On Monday, the Trump administration announced that it would not be extending its waiver of the Jones Act for Puerto Rico, despite urgings from lawmakers and critics who have insisted that the lifting of the rule is crucial for the island’s recovery from Hurricane Maria.
“We believe that extending the waiver is unnecessary to support [Puerto Rico’s] humanitarian relief efforts” a Department of Homeland Security spokesman said. “There is an ample supply of Jones Act-qualified vessels to ensure that cargo is able to reach.”

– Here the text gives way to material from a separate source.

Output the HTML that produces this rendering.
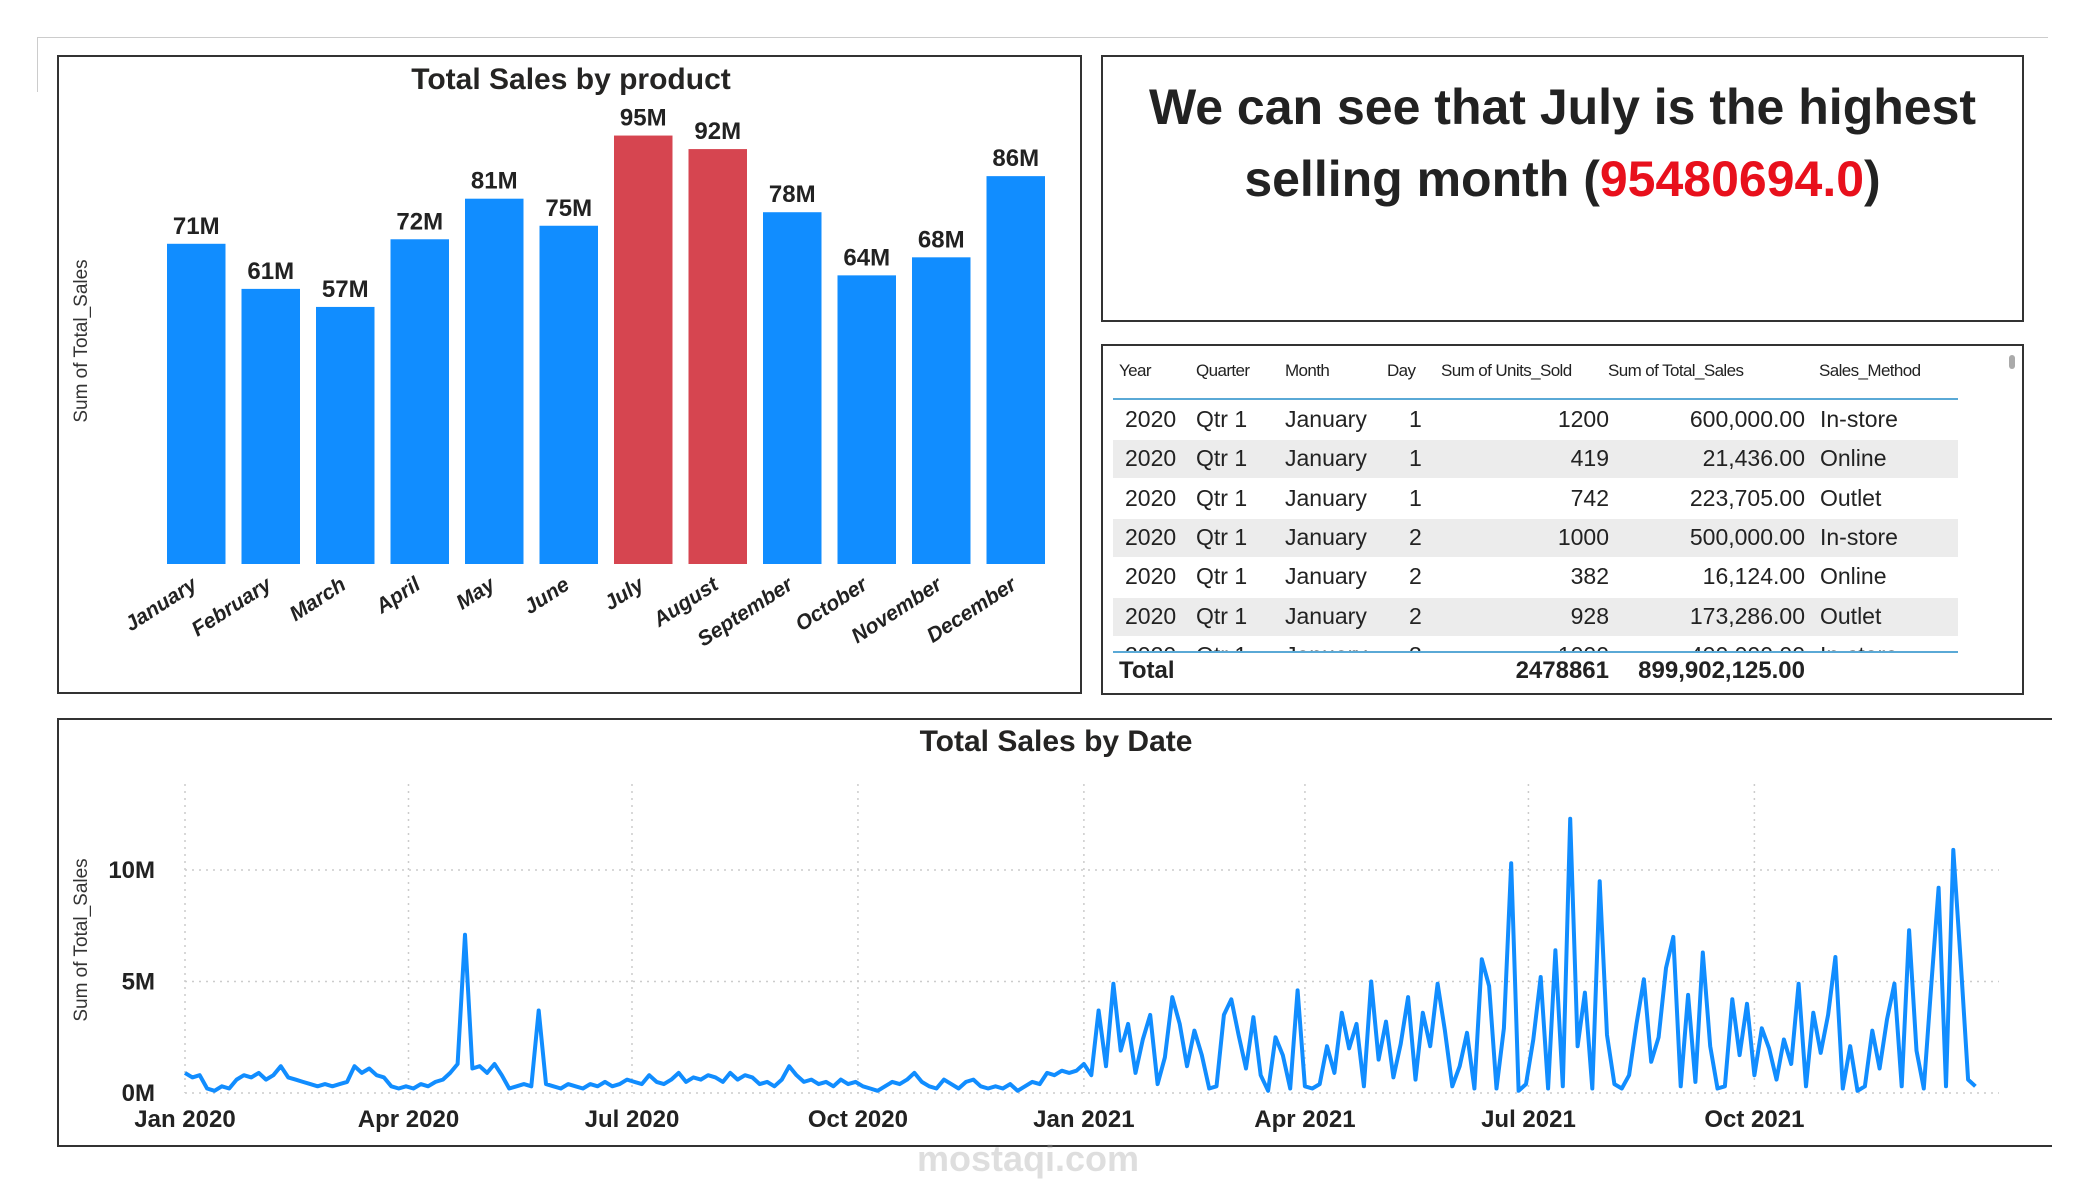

President Donald Trump had initially resisted waiving the Jones Act—which limits shipping between American ports to American made, staffed, and owned ships—before finally agreeing to temporarily lift the restrictive measure on September 28, following intense pressure by Puerto Rican officials, and other lawmakers, including Arizona Senator John McCain.
However, administration officials nevertheless insisted that the restrictive rules regarding shipping between American ports were not to blame for the trouble distributing emergency supplies to Puerto Ricans suffering in the storm’s aftermath.
“The limitation [in delivering emergency supplies to Puerto Rico] is going to be port capacity to offload and transit, not vessel availability,” a Customs and Border agency spokesman said at the time. And, in fact, damaged roads, gasoline shortages, and staffing issues did present a significant challenge for emergency ration distribution once ships managed to reach Puerto Rico’s ports.
Now that that waiver has expired, the flow of goods into Puerto Rico will once again be limited by the act, creating a supply bottleneck that has historically driven up prices for basic goods on the island. (A 2010 study conducted by the University of Puerto Rico calculated that Puerto Rico lost approximately half a billion dollars annually as a result of the Jones Act.)
This comes as Puerto Rico continues to struggle to regain basic necessities like clean drinking water and electricity and tries to look ahead toward the long and difficult task of rebuilding.
Some lawmakers, including McCain, have argued for exempting Puerto Rico from the Jones Act altogether—as has already been done for other U.S. territories. Speaking with HuffPost after hearing that the Trump administration would not extend the waiver, Senator McCain said:
Now that the temporary Jones Act waiver for Puerto Rico has expired, it is more important than ever for Congress to pass my bill to permanently exempt Puerto Rico from this archaic and burdensome law. Until we provide Puerto Rico with long-term relief, the Jones Act will continue to hinder much-needed efforts to help the people of Puerto Rico recover and rebuild from Hurricane Maria.